2016-03-27 17:55:00

Italy detains suspect over Brussels amid grief and controversy


(Vatican Radio) Italian police say they have detained an Algerian man wanted by Belgian authorities for alleged involvement in facilitating false identity papers used by suspects linked to recent deadly attacks in Brussels and Paris. News of the man's detention, near Salerno, came amid political tensions in Belgium and grief following the attacks at Brussels airport and at a subway train that killed at least 31 people and injured hundreds.

Listen to Stefan Bos' report: 

A planned mass rally to remember the victims of Brussels' worst terror attack in recent history was cancelled amid security concerns. Yet still people spent part of Easter Sunday at a square in front of Brussels historic stock exchange building. "The candles are not yet burning" a child said. An adult soon rushed to lit the candles.

Nearby people gathered there to sing, write chalk messages or to lay flowers. "I came here especially because just a half hour before the attack at the Maalbeek Metro station my wife and daughter were passing the station. They go there every day to go to work and work. So such an attack has impacted us a lot," said a man, Alwin.

Sunday's commemoration came amid reports that Italian police detained an Algerian man near Salerno as he was wanted by Belgian authorities for alleged involvement in a Belgium-based network of false identity documents used by suspects implicated in the Paris and Brussels attacks. Officials said police noted that the man when he applied for a residency permit as he had the same name as a man sought by Belgium.

ANTI-TERROR OPERATION

Yet despite another success in an ongoing anti-terror operation, pressure is increasing on the government to explain police and intelligence failures.
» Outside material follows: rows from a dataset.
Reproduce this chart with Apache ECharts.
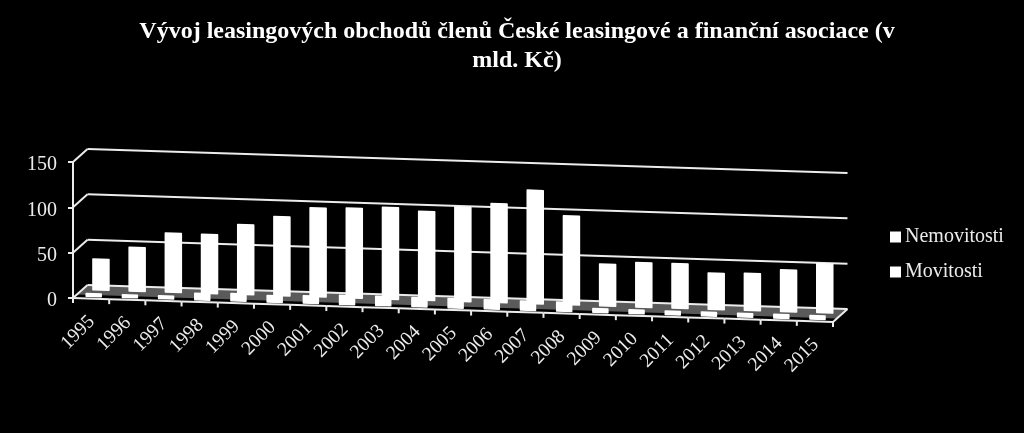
<!DOCTYPE html>
<html>
<head>
<meta charset="utf-8">
<style>html,body{margin:0;padding:0;background:#000}#c{width:1024px;height:433px}</style>
<script src="https://cdn.jsdelivr.net/npm/echarts@6/dist/echarts.min.js"></script>
</head>
<body>
<div id="c"></div>
<script>
const titleText = 'Vývoj leasingových obchodů členů České leasingové a finanční asociace (v\nmld. Kč)';
const categories = ['1995','1996','1997','1998','1999','2000','2001','2002','2003','2004','2005','2006','2007','2008','2009','2010','2011','2012','2013','2014','2015'];
const nemovitosti = [34,48,65,65,77,87,98,99,101,98,104,109,125,98,46,49,49,40,41,46,54];
const movitosti = [3,3,3,7,8,7,8,10,10,10,10,10,10,10,4,4,4,4,4,4,4];
const yTicks = [0,50,100,150];

const FONT = '"Liberation Serif","Times New Roman",serif';
const TXT = '#ececec', LINE = '#ececec';
const DX = 14.5, DY = 13, SLOPE = 0.0316;

function P(api, cat, v, d) {
  const o = api.coord([0, 0]);
  const band = api.size([1, 0])[0];
  const x0 = o[0] - band / 2;
  const y = api.coord([0, v])[1];
  const fx = x0 + (cat + 0.5) * band;
  return [fx + d * DX, y + (fx - x0) * SLOPE - d * DY];
}
function seg(a, b, w) {
  return {type:'line', shape:{x1:a[0],y1:a[1],x2:b[0],y2:b[1]}, style:{stroke:LINE,lineWidth:w||2,fill:null}};
}
function barItem(depth, width) {
  return function (params, api) {
    const i = api.value(0), v = api.value(1);
    const b = P(api, i, 0, depth), t = P(api, i, v, depth);
    const h = width / 2;
    return {type:'polygon', shape:{points:[[b[0]-h,b[1]],[b[0]+h,b[1]+width*SLOPE],[t[0]+h,t[1]+width*SLOPE],[t[0]-h,t[1]]]},
      style:{fill:'#fff',stroke:'#fff',lineWidth:1.5,lineJoin:'round'}};
  };
}
const last = categories.length - 1;

const chart = echarts.init(document.getElementById('c'));
chart.setOption({
  animation:false,
  backgroundColor:'#000',
  title:{text:titleText,left:512,textAlign:'center',top:12,itemGap:0,
    textStyle:{fontFamily:FONT,fontWeight:'bold',fontSize:24,color:'#fff',lineHeight:29}},
  legend:{orient:'vertical',left:885,top:222,itemWidth:11,itemHeight:11,itemGap:15,icon:'rect',
    data:['Nemovitosti','Movitosti'],selectedMode:false,
    textStyle:{fontFamily:FONT,fontSize:20,color:TXT,padding:[0,0,0,-1]}},
  grid:{left:73,right:191,top:162,bottom:135,containLabel:false},
  xAxis:{type:'category',data:categories,show:false},
  yAxis:{type:'value',min:0,max:150,interval:50,
    axisLine:{show:true,lineStyle:{color:LINE,width:2}},
    axisTick:{show:true,length:5,lineStyle:{color:LINE,width:2}},
    axisLabel:{margin:16,formatter:'{a|{value}}',
      rich:{a:{fontFamily:FONT,fontSize:20,color:TXT,padding:[6,0,0,0]}}},
    splitLine:{show:false}},
  series:[
    {type:'custom',name:'floor',silent:true,clip:false,z:1,data:[[0,0]],
      renderItem:(p,api)=>{
        const a=P(api,-0.5,0,0.27),b=P(api,last+0.5,0,0.27),c=P(api,last+0.5,0,1),d=P(api,-0.5,0,1);
        return {type:'polygon',shape:{points:[a,b,c,d]},style:{fill:'#5a5a5a'}};
      }},
    {type:'custom',name:'walls',silent:true,clip:false,z:2,data:yTicks.map(v=>[0,v]),
      renderItem:(p,api)=>{
        const v=api.value(1);
        return {type:'group',children:[
          seg(P(api,-0.5,v,0),P(api,-0.5,v,1)),
          seg(P(api,-0.5,v,1),P(api,last+0.5,v,1))
        ]};
      }},
    {type:'custom',name:'Nemovitosti',silent:true,clip:false,z:3,itemStyle:{color:'#fff'},
      data:nemovitosti.map((v,i)=>[i,v]),renderItem:barItem(0.68,16)},
    {type:'custom',name:'Movitosti',silent:true,clip:false,z:4,itemStyle:{color:'#fff'},
      data:movitosti.map((v,i)=>[i,v]),renderItem:barItem(0.18,15)},
    {type:'custom',name:'frame',silent:true,clip:false,z:5,data:categories.map((c,i)=>[i,0]),
      renderItem:(p,api)=>{
        const i=api.value(0);
        const a=P(api,i-0.5,0,0),b=P(api,i+0.5,0,0),m=P(api,i,0,0);
        const kids=[seg(a,b),seg(b,[b[0],b[1]+5])];
        if(i===0) kids.push(seg(a,[a[0],a[1]+5]));
        if(i===last) kids.push(seg(b,P(api,i+0.5,0,1)));
        kids.push({type:'text',rotation:Math.PI/4,x:m[0]-13,y:m[1]+34,originX:0,originY:0,
          style:{text:categories[i],fontFamily:FONT,fontSize:19.5,fill:TXT,align:'center',verticalAlign:'middle'}});
        return {type:'group',children:kids};
      }}
  ]
});
</script>
</body>
</html>
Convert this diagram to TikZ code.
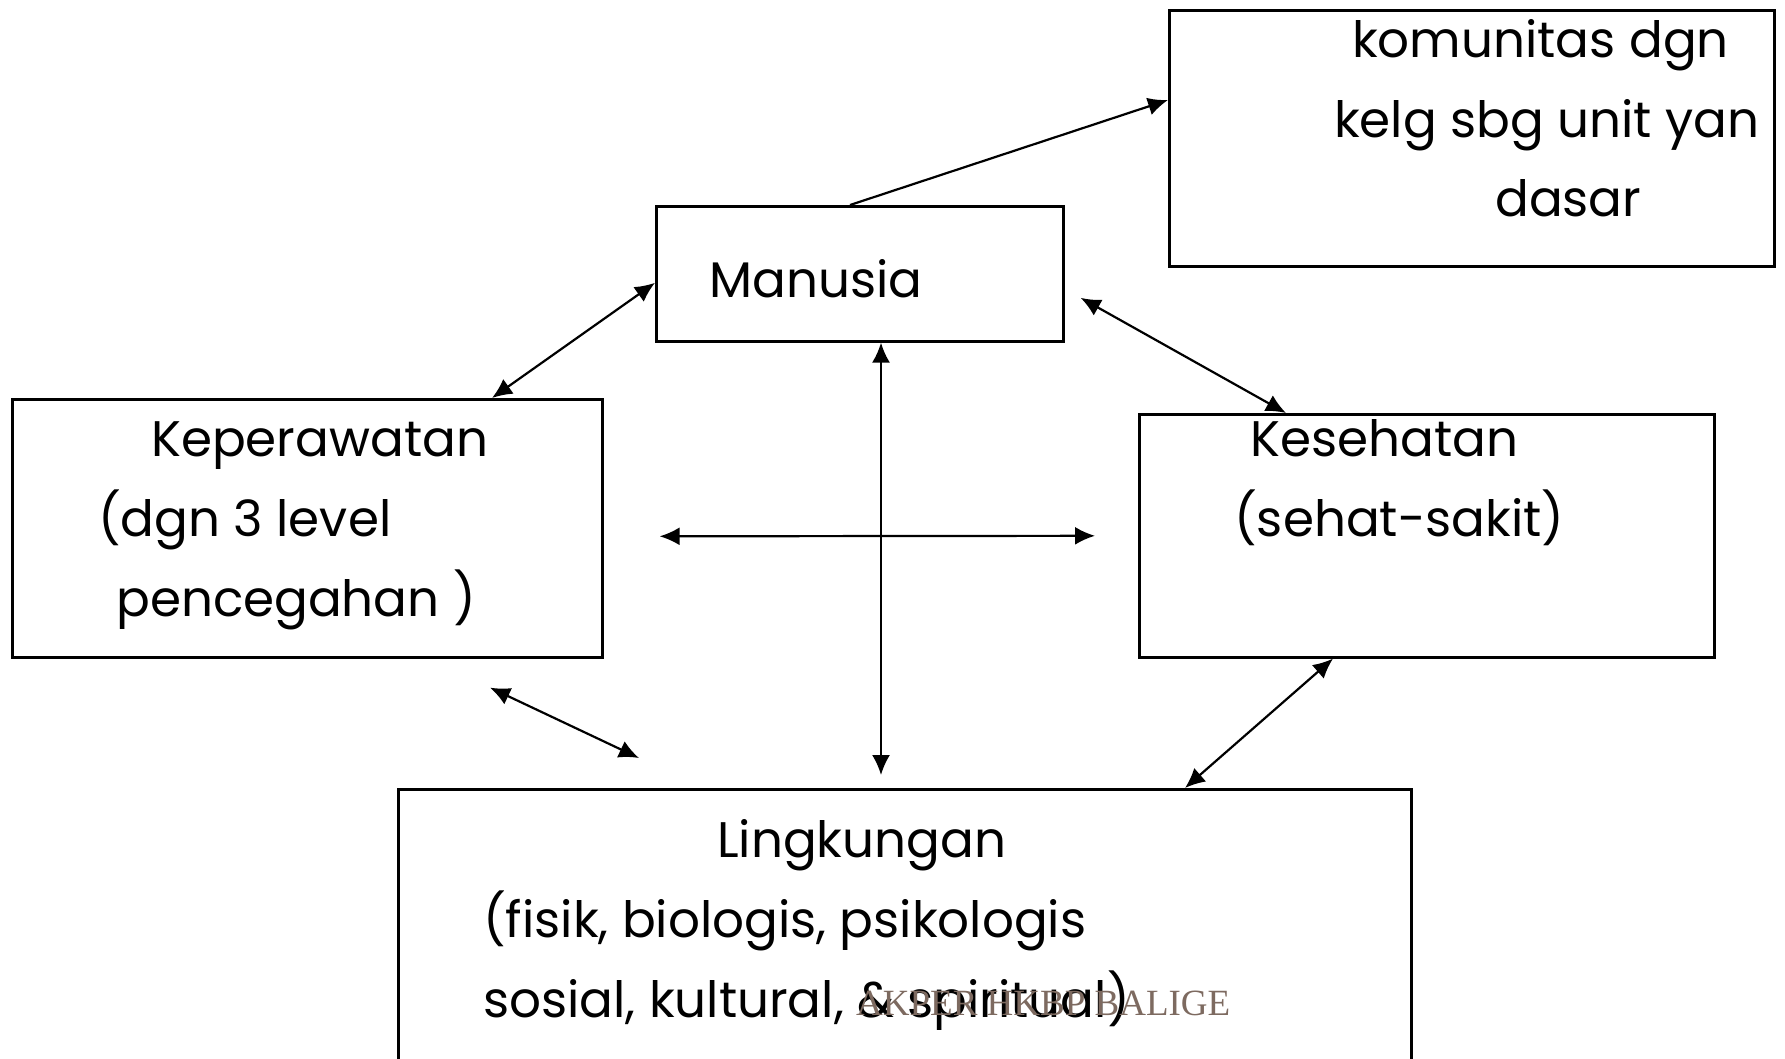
\documentclass[tikz,border=0pt]{standalone}
\usepackage{fontspec}
\setmainfont{Poppins}
\newfontfamily\wmfont{Liberation Serif}
\usetikzlibrary{positioning,arrows.meta}
\definecolor{wmbrown}{RGB}{125,106,96}

\tikzset{
  box/.style={draw, line width=2.6pt, inner sep=0pt, anchor=north west},
  txt/.style={anchor=base west, inner sep=0pt, font=\fontsize{50}{60}\selectfont},
  link/.style={line width=2.2pt, {Latex[length=20pt,width=18pt]}-{Latex[length=20pt,width=18pt]}},
}

\begin{document}
\begin{tikzpicture}[x=1pt,y=-1pt]
  \useasboundingbox (0,0) rectangle (1785,1058);

  % boxes
  \node[box, minimum width=605pt, minimum height=256pt] (kom) at (1168,9) {};
  \node[box, minimum width=407pt, minimum height=135pt] (man) at (655,205) {};
  \node[box, minimum width=590pt, minimum height=258pt] (kep) at (11,398) {};
  \node[box, minimum width=575pt, minimum height=243pt] (kes) at (1138,413) {};
  \node[box, minimum width=1013pt, minimum height=320pt] (ling) at (397,788) {};

  % texts
  \node[txt] (kom1) at (1352,57) {komunitas dgn};
  \node[txt] (kom2) at (1334,137) {kelg sbg unit yan};
  \node[txt] (kom3) at (1495,216) {dasar};
  \node[txt] (man1) at (709,297) {Manusia};
  \node[txt] (kep1) at (151,456) {Keperawatan};
  \node[txt] (kep2) at (98,536) {(dgn 3 level};
  \node[txt] (kep3) at (116,616) {pencegahan )};
  \node[txt] (kes1) at (1250,456) {Kesehatan};
  \node[txt] (kes2) at (1234,536) {(sehat-sakit)};
  \node[txt] (ling1) at (717,857) {Lingkungan};
  \node[txt] (ling2) at (483,937) {(fisik, biologis, psikologis};
  \node[txt] (ling3) at (483,1017) {sosial, kultural, \& spiritual)};
  \node[anchor=base west, inner sep=0pt, text=wmbrown,
        font=\wmfont\fontsize{37}{44}\selectfont] (wm) at (856,1015) {AKPER HKBP BALIGE};

  % connectors
  \draw[line width=2.2pt, -{Latex[length=20pt,width=18pt]}]
    ([xshift=195pt]man.north west) -- ([yshift=-91pt]kom.north west);
  \draw[link] ([yshift=-9pt]man.west) -- ([xshift=481pt]kep.north west);
  \draw[link] ([xshift=16pt,yshift=-24pt]man.east) -- ([xshift=148pt]kes.north west);
  \draw[link] ([xshift=226pt]man.south west) -- ([xshift=484pt,yshift=13pt]ling.north west);
  \draw[link] ([xshift=56pt,yshift=-8pt]kep.east) -- ([xshift=-43pt]kes.west);
  \draw[link] ([xshift=479pt,yshift=-29pt]kep.south west) -- ([xshift=242pt,yshift=30pt]ling.north west);
  \draw[link] ([xshift=195pt]kes.south west) -- ([xshift=788pt]ling.north west);
\end{tikzpicture}
\end{document}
The company running the Brussels Metro subway system says it did not receive an order to evacuate stations before the devastating deadly attack at the Maalbeek station killed more than a dozen people near the European Union headquarters.

Belgian Interior Minister Jan Jambon told Belgium's VRT television that an investigation is ongoing. "Just before nine a clock the crisis center decided it would be good to halt the Metro operations and that was communicated though the  channels such as the railway police." However he added it is important not to have tensions over this now. "Let the parliamentary investigative committee do its work," he said.

Yet for the survivors and those who lost loved ones all that remains are messages of sadness, solidarity and grief. Officials say the messages left for victims of the bomb attack at a Brussels subway station are being collected for storage in the Belgian capital's archives.

The messages were being laid Sunday on kitchen paper to dry after overnight rain and carefully stacked for transport. Those that can't be taken for safe keeping are photographed. In the words of Catholic priest Philippe Sandstrom: "Archives are always important for life, and for the future."